如何优化Rust并行代码性能？并行版本比串行慢100倍问题排查

阿华AIGC实验室

2026-5-7

嘿，这个问题我之前帮朋友排查过类似的，咱们一步步拆解来看——并行比串行慢100倍，大概率是任务粒度太小或者并行开销完全盖过了计算收益，再加上可能的锁竞争或函数本身的低效，具体来说：

1. 先搞清楚核心问题：移位密码的任务粒度太小

移位密码最多只有26种可能（针对英文），如果你给每个移位单独开一个并行任务，线程调度的开销（比如Rayon的任务拆分、线程上下文切换）会远远超过chi_squared计算本身的耗时——毕竟卡方检验对26个字母的频率统计是非常快的单线程操作。

解决办法：合并任务，让每个线程处理多个移位
比如把26个移位分成4-8块（对应你的CPU核心数），每个线程处理一块（比如6-7个移位），这样调度次数大幅减少，并行的优势才能体现出来。

2. 别让`Arc+Mutex`拖垮性能

如果你的并行代码里用Mutex保护了密文、频率表这类只读数据，那完全是自找麻烦——只读数据天生线程安全，用Arc共享就够了，根本不需要加锁。如果是需要更新全局最佳结果（比如最小卡方值对应的移位），也别每次计算都加锁，而是让每个线程先算出自己块内的最佳结果，最后再合并一次，锁的开销就可以忽略不计。

3. 先优化`chi_squared`函数本身

很多人忽略了：如果核心计算函数本身低效，再怎么并行也没用。

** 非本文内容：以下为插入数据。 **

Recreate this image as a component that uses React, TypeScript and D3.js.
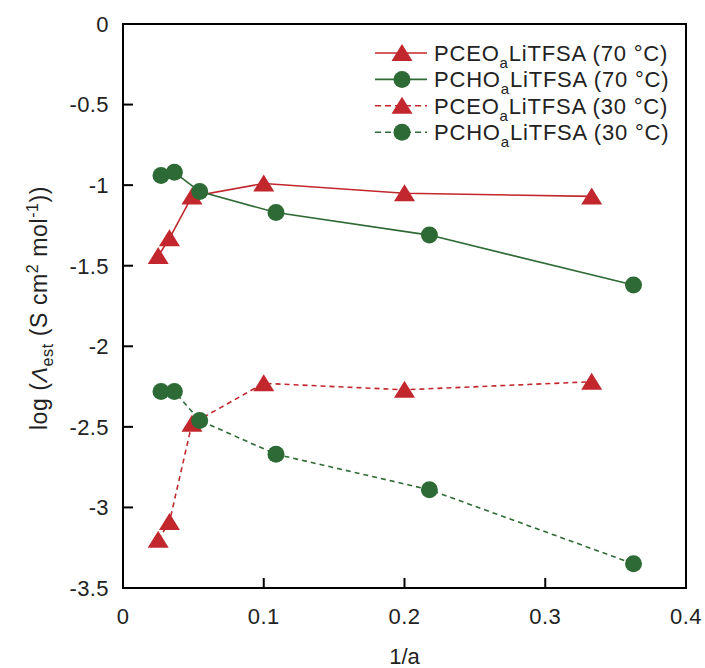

比如：

别用HashMap统计字母频率，直接用固定大小的数组（[usize;26]），速度快几个数量级
预计算英文频率的预期值（比如提前算好expected_freq[i] * total_chars），避免重复浮点运算
忽略非字母字符，减少不必要的遍历

优化后的chi_squared示例：

fn chi_squared(ciphertext: &[u8], shift: u8, expected: &[f64;26], total_chars: usize) -> f64 {
    let mut observed = [0usize;26];
    // 统计移位后的字母频率
    for &c in ciphertext {
        match c {
            b'A'..=b'Z' => {
                let idx = ((c - b'A' + shift) % 26) as usize;
                observed[idx] += 1;
            }
            b'a'..=b'z' => {
                let idx = ((c - b'a' + shift) % 26) as usize;
                observed[idx] += 1;
            }
            _ => continue, // 跳过非字母
        }
    }
    // 计算卡方值
    observed.iter().enumerate()
        .map(|(i, &count)| {
            let exp = expected[i] * total_chars as f64;
            if exp == 0.0 { 0.0 } else { (count as f64 - exp).powi(2) / exp }
        })
        .sum()
}

4. 用Rayon的正确姿势：分块并行而非逐个任务并行

针对26个移位的场景，直接用(0..26).into_par_iter()会导致任务粒度太小，改成手动分块+Rayon scope的方式更高效：

use rayon::prelude::*;

fn crack_parallel(ciphertext: &[u8]) -> u8 {
    let total_chars = ciphertext.iter().filter(|c| c.is_ascii_alphabetic()).count();
    // 预定义英文字母频率（来自标准语料库）
    let expected_freq = [0.08167, 0.01492, 0.02782, 0.04253, 0.12702, 0.02228, 0.02015,
                         0.06094, 0.06966, 0.00153, 0.00772, 0.04025, 0.02406, 0.06749,
                         0.07507, 0.01929, 0.00095, 0.05987, 0.06327, 0.09056, 0.02758,
                         0.00978, 0.02360, 0.00150, 0.01974, 0.00074];

    // 按CPU核心数分块（这里假设4核，你可以根据实际调整）
    let chunks = vec![0..7, 7..14, 14..21, 21..26];
    let mut best_score = f64::INFINITY;
    let mut best_shift = 0;
    let best_lock = std::sync::Mutex::new((&mut best_score, &mut best_shift));

    rayon::scope(|s| {
        for chunk in chunks {
            // 共享只读的密文和频率表，无需锁
            let ciphertext_clone = ciphertext.to_vec();
            let expected = expected_freq;
            s.spawn(move |_| {
                let mut local_best_score = f64::INFINITY;
                let mut local_best_shift = 0;
                // 块内串行计算，减少调度开销
                for shift in chunk {
                    let score = chi_squared(&ciphertext_clone, shift, &expected, total_chars);
                    if score < local_best_score {
                        local_best_score = score;
                        local_best_shift = shift;
                    }
                }
                // 最后一次锁竞争，合并全局结果
                let mut guard = best_lock.lock().unwrap();
                if local_best_score < *guard.0 {
                    *guard.0 = local_best_score;
                    *guard.1 = local_best_shift;
                }
            });
        }
    });

    best_shift
}